> Exercise prompt
Read the lines below. Copy out any that hold the string "matplotlib".

> Information provided
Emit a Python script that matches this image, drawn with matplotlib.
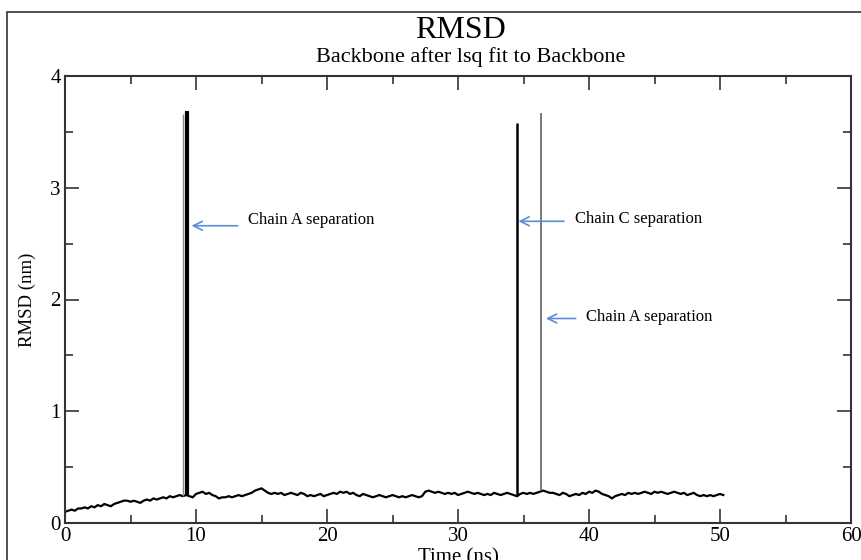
import numpy as np
import matplotlib
matplotlib.use("Agg")
import matplotlib.pyplot as plt
from matplotlib.patches import Rectangle
from matplotlib.ticker import MultipleLocator

time_step = 0.25
rmsd = [
    0.10, 0.11, 0.12, 0.11, 0.13, 0.13, 0.14, 0.13, 0.15, 0.14, 0.16, 0.15,
    0.17, 0.16, 0.15, 0.17, 0.18, 0.19, 0.20, 0.20, 0.19, 0.20, 0.19, 0.18,
    0.20, 0.21, 0.20, 0.22, 0.21, 0.22, 0.23, 0.22, 0.24, 0.23, 0.24, 0.25,
    0.24, 0.25, 0.24, 0.23, 0.26, 0.27, 0.28, 0.26, 0.27, 0.25, 0.24, 0.22,
    0.23, 0.23, 0.24, 0.23, 0.24, 0.25, 0.24, 0.25, 0.26, 0.27, 0.29, 0.30,
    0.31, 0.29, 0.27, 0.26, 0.27, 0.26, 0.27, 0.25, 0.26, 0.27, 0.26, 0.25,
    0.27, 0.26, 0.24, 0.25, 0.24, 0.25, 0.26, 0.24, 0.25, 0.26, 0.27, 0.26,
    0.28, 0.27, 0.28, 0.26, 0.27, 0.25, 0.24, 0.26, 0.25, 0.24, 0.23, 0.24,
    0.25, 0.24, 0.23, 0.24, 0.25, 0.24, 0.23, 0.24, 0.23, 0.24, 0.25, 0.24,
    0.23, 0.24, 0.28, 0.29, 0.28, 0.27, 0.28, 0.27, 0.26, 0.27, 0.26, 0.27,
    0.25, 0.26, 0.27, 0.28, 0.27, 0.26, 0.27, 0.26, 0.25, 0.26, 0.25, 0.27,
    0.26, 0.25, 0.26, 0.27, 0.26, 0.25, 0.24, 0.26, 0.27, 0.26, 0.27, 0.26,
    0.27, 0.28, 0.29, 0.28, 0.27, 0.27, 0.26, 0.25, 0.27, 0.26, 0.24, 0.25,
    0.26, 0.25, 0.27, 0.26, 0.28, 0.27, 0.29, 0.28, 0.26, 0.25, 0.24, 0.22,
    0.24, 0.25, 0.26, 0.25, 0.27, 0.26, 0.27, 0.26, 0.27, 0.28, 0.27, 0.26,
    0.28, 0.27, 0.28, 0.27, 0.26, 0.27, 0.28, 0.27, 0.26, 0.27, 0.25, 0.26,
    0.27, 0.25, 0.24, 0.25, 0.24, 0.25, 0.24, 0.25, 0.26, 0.25,
]
time_ns = np.arange(len(rmsd)) * time_step

# separation spikes
spike_t = [9.0, 9.35, 34.5, 36.3]
spike_top = [3.66, 3.69, 3.58, 3.67]
spike_lw = [1.0, 3.0, 1.8, 1.1]
spike_col = ["#8a8a8a", "black", "black", "#555555"]

# annotations: (label, text position, arrow tip)
notes = [
    ("Chain A separation", (14.0, 2.71), (9.45, 2.66)),
    ("Chain C separation", (38.9, 2.72), (34.4, 2.70)),
    ("Chain A separation", (39.8, 1.84), (36.5, 1.83)),
]

plt.rcParams["font.family"] = ["Liberation Serif", "DejaVu Serif"]

fig = plt.figure(figsize=(8.61, 5.60), dpi=100)
ax = fig.add_axes([65 / 861, 1 - 523 / 560, 786 / 861, 447 / 560])

# outer frame of the original screenshot
fig.patches.append(Rectangle((7 / 861, -0.1), 1.2, 1.1 - 12 / 560,
                             transform=fig.transFigure, fill=False,
                             edgecolor="#333333", linewidth=1.2))

ax.plot(time_ns, rmsd, color="black", linewidth=1.6)
base = np.interp(spike_t, time_ns, rmsd)
for t, b, top, lw, c in zip(spike_t, base, spike_top, spike_lw, spike_col):
    ax.vlines(t, b, top, colors=c, linewidth=lw)

for label, txt, tip in notes:
    ax.annotate("", xy=tip, xytext=(txt[0] - 0.6, tip[1]),
                arrowprops=dict(arrowstyle="->", color="#5b8ed6", lw=1.2,
                                mutation_scale=16))
    ax.text(txt[0], txt[1], label, fontsize=12, va="center", ha="left")

ax.set_xlim(0, 60)
ax.set_ylim(0, 4)
ax.xaxis.set_major_locator(MultipleLocator(10))
ax.xaxis.set_minor_locator(MultipleLocator(5))
ax.yaxis.set_major_locator(MultipleLocator(1))
ax.yaxis.set_minor_locator(MultipleLocator(0.5))
ax.tick_params(which="both", direction="in", top=True, right=True,
               labelsize=15, color="#333333", width=1.2)
ax.tick_params(which="major", length=10, pad=3)
ax.tick_params(which="minor", length=6)
for s in ax.spines.values():
    s.set_linewidth(1.5)
    s.set_color("#333333")

ax.set_ylabel("RMSD (nm)", fontsize=13.5, labelpad=10)
fig.text(458 / 861, 1 - 548 / 560, "Time (ns)", fontsize=15, ha="center", va="top")
fig.text(460 / 861, 1 - 31 / 560, "RMSD", fontsize=23, ha="center", va="center")
fig.text(471 / 861, 1 - 57 / 560, "Backbone after lsq fit to Backbone",
         fontsize=16, ha="center", va="center")

fig.savefig("out.png", dpi=100)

> Response to the exercise
Emit a Python script that matches this image, drawn with matplotlib.
import matplotlib
matplotlib.use("Agg")
import matplotlib.pyplot as plt
from matplotlib.patches import Rectangle
from matplotlib.ticker import MultipleLocator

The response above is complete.